The August 2014 policy review was largely a non-event as far as actions go. Besides the expected status quo on monetary policy, the cut in statutory liquidity ratio and hold-to-maturity ceiling for bonds were widely anticipated by the market.

The policy assessment continues to guide expectations in all possible ways. In this context, the policy was important in two aspects. First, the dovish guidance introduced in the last policy review was dropped. Second, while RBI seemed fairly confident of achieving the January 2015 consumer-price inflation target of 8%, it has for the first time highlighted upside risks for its January 2016 CPI inflation target of 6%.

This has two ramifications. First, eager expectations of a rate cut in the near future will be tamed. Second, RBI is trying to veer myopic expectations towards the need for attaining the medium-term inflation target of 6%, instead of the fixation with the near-term target of 8%.

Market expectations are, by nature, fluid. The subtle change in RBI’s assessment has led some to believe that any easing is unlikely till the medium-term inflation target is achieved, while some others believe the failure to meet the target could bring about further tightening.

Both conclusions are strict. In fact, by an extension of this logic, no rate cut would be possible till RBI achieves the final target of 4%.

In my opinion, while RBI would continue to act as necessary to guide the economy towards sustained disinflation in a gradual manner, the medium-term target of 6% inflation will be relatively less binding vis-à-vis the near-term target of 8%. Similar would be the case with the long-term target of 4%. This will allow discretion for some monetary accommodation.

Let me elaborate. If average CPI inflation declines from 7.5-8% in FY15 to, say, 6.5-7% in FY16, RBI could still consider some discretionary monetary accommodation as repo rate, if left untouched at 8%, would start hardening real rates in the economy, hindering the recovery in growth and fiscal consolidation. This could potentially vitiate the virtuous cycle of supply-led improvement in growth-inflation balance, something which both the monetary and fiscal policymakers are trying to achieve.

Hence, for rate cuts to begin, some overshooting of inflation from its medium-term target of 6% can be accommodated by RBI, provided the outlook is benign, reasons behind the slippage stems from temporary shocks, and fiscal policy continues to consolidate with focus on improvement in quality of adjustment.

One could argue that RBI would resist using monetary accommodation and deploy credit availability and liquidity-supportive measures till the medium-term inflation target is achieved.
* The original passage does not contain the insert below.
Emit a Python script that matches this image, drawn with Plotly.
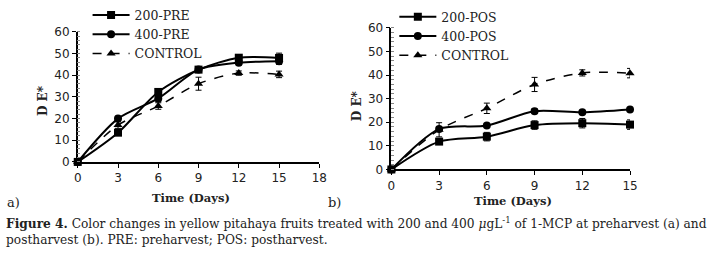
import plotly.graph_objects as go

days = [0, 3, 6, 9, 12, 15]

# Panel a) preharvest
pre200 = [0, 13.5, 32.3, 42.6, 48.1, 48.0]
pre200_err = [0, 1.2, 1.5, 1.0, 1.2, 2.2]
pre400 = [0, 20.0, 29.3, 42.6, 45.8, 46.5]
pre400_err = [0, 1.0, 1.5, 1.0, 1.0, 1.5]
ctlA = [0, 17.0, 25.8, 36.1, 41.0, 40.4]
ctlA_err = [0, 1.5, 1.5, 3.0, 1.0, 1.5]

# Panel b) postharvest
pos200 = [0, 11.8, 13.9, 18.8, 19.6, 19.0]
pos200_err = [0, 1.0, 1.8, 1.8, 2.0, 2.0]
pos400 = [0, 17.1, 18.6, 24.7, 24.2, 25.4]
pos400_err = [0, 1.0, 0.8, 1.0, 0.8, 0.8]
ctlB = [0, 16.8, 25.9, 36.0, 40.9, 40.8]
ctlB_err = [0, 3.0, 2.2, 3.0, 1.3, 2.0]

names_a = ["200-PRE", "400-PRE", "CONTROL"]
names_b = ["200-POS", "400-POS", "CONTROL"]

xticks_a = [0, 3, 6, 9, 12, 15, 18]
xticks_b = [0, 3, 6, 9, 12, 15]
yticks = [0, 10, 20, 30, 40, 50, 60]

W, H = 715, 261
def px(x): return x / W
def py(y): return 1 - y / H

fig = go.Figure()

def add(x, y, err, name, sym, dash, width, size, xa, ya, leg):
    fig.add_trace(go.Scatter(
        x=x, y=y, name=name, mode="lines+markers",
        line=dict(color="black", width=width, dash=dash, shape="spline", smoothing=0.8),
        marker=dict(symbol=sym, size=size, color="black"),
        error_y=dict(type="data", array=err, visible=True, color="black", thickness=1, width=3),
        xaxis=xa, yaxis=ya, legend=leg, cliponaxis=False,
    ))

add(days, pre200, pre200_err, names_a[0], "square", "solid", 2, 8, "x", "y", "legend")
add(days, pre400, pre400_err, names_a[1], "circle", "solid", 2, 8, "x", "y", "legend")
add(days, ctlA, ctlA_err, names_a[2], "triangle-up", "dash", 1.5, 8, "x", "y", "legend")
add(days, pos200, pos200_err, names_b[0], "square", "solid", 2, 8, "x2", "y2", "legend2")
add(days, pos400, pos400_err, names_b[1], "circle", "solid", 2, 8, "x2", "y2", "legend2")
add(days, ctlB, ctlB_err, names_b[2], "triangle-up", "dash", 1.5, 8, "x2", "y2", "legend2")

tickfont = dict(family="DejaVu Sans", size=12, color="#222")
xcommon = dict(showgrid=False, zeroline=False, showline=True, linecolor="black", linewidth=2,
               ticks="outside", ticklen=4, tickcolor="black", tickfont=tickfont, fixedrange=True)
ycommon = dict(showgrid=False, zeroline=False, showline=True, linecolor="black", linewidth=1.5,
               ticks="outside", ticklen=4, tickcolor="black", tickfont=tickfont,
               range=[0, 60], tickvals=yticks, fixedrange=True,
               minor=dict(ticks="inside", ticklen=3, tickcolor="#888", dtick=2, showgrid=False))

legfont = dict(family="DejaVu Serif", size=12.5, color="#222")
fig.update_layout(
    width=W, height=H, margin=dict(l=0, r=0, t=0, b=0),
    plot_bgcolor="white", paper_bgcolor="white",
    xaxis=dict(domain=[px(75), px(320.7)], range=[0, 18], tickvals=xticks_a, anchor="y", **xcommon),
    yaxis=dict(domain=[py(158.3), py(13.3)], anchor="x", **ycommon),
    xaxis2=dict(domain=[px(394), px(636.7)], range=[0, 15], tickvals=xticks_b, anchor="y2", **xcommon),
    yaxis2=dict(domain=[py(166.7), py(8.7)], anchor="x2", **ycommon),
    legend=dict(x=px(85), y=py(-22), xanchor="left", yanchor="top", bgcolor="rgba(0,0,0,0)",
                font=legfont, itemwidth=37, tracegroupgap=0),
    legend2=dict(x=px(397), y=py(-20), xanchor="left", yanchor="top", bgcolor="rgba(0,0,0,0)",
                 font=legfont, itemwidth=37, tracegroupgap=0),
    showlegend=True,
)

serif = "DejaVu Serif"
ann = [
    dict(text="<b>Time (Days)</b>", x=px(190), y=py(199), font=dict(family=serif, size=11.5)),
    dict(text="<b>Time (Days)</b>", x=px(518), y=py(202), font=dict(family=serif, size=11.5)),
    dict(text="<b>D E*</b>", x=px(39), y=py(90), textangle=-90, font=dict(family=serif, size=12)),
    dict(text="<b>D E*</b>", x=px(359), y=py(95), textangle=-90, font=dict(family=serif, size=12)),
    dict(text="a)", x=px(10), y=py(204), font=dict(family=serif, size=13)),
    dict(text="b)", x=px(336), y=py(204), font=dict(family=serif, size=13)),
]
for a in ann:
    fig.add_annotation(xref="paper", yref="paper", showarrow=False, xanchor="center", yanchor="middle",
                       font_color="#222", **a)

fig.add_annotation(xref="paper", yref="paper", showarrow=False, xanchor="left", yanchor="middle",
                   x=px(0), y=py(226), align="left",
                   text="<b>Figure 4.</b> Color changes in yellow pitahaya fruits treated with 200 and 400 <i>μ</i>gL<sup>-1</sup> of 1-MCP at preharvest (a) and",
                   font=dict(family=serif, size=12.2, color="#222"))
fig.add_annotation(xref="paper", yref="paper", showarrow=False, xanchor="left", yanchor="middle",
                   x=px(0), y=py(245), align="left",
                   text="postharvest (b). PRE: preharvest; POS: postharvest.",
                   font=dict(family=serif, size=12.2, color="#222"))

fig.write_html("out.html", config={"displayModeBar": False},
               post_script="document.body.style.margin='0';")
While RBI has been adopting this strategy since April 2014, frictional stress in money markets persists and credit offtake remains lacklustre despite initial signs of a turnaround in the economy. It’s not surprising that recent term repo cutoffs have been higher and weighted average lending rates of banks (on both outstanding and fresh loans) have remained sticky despite a considerable fall in inflation. This highlights the limitation in using credit availability levers beyond a point, especially when the real cost of credit would become increasingly important.

So where does it leave us? The government has been taking steps to curb food inflation and improve business climate.

More such measures are expected in the coming quarters. As the impact of these measures starts trickling down with some lag, room for monetary accommodation would open up in April-September FY2016.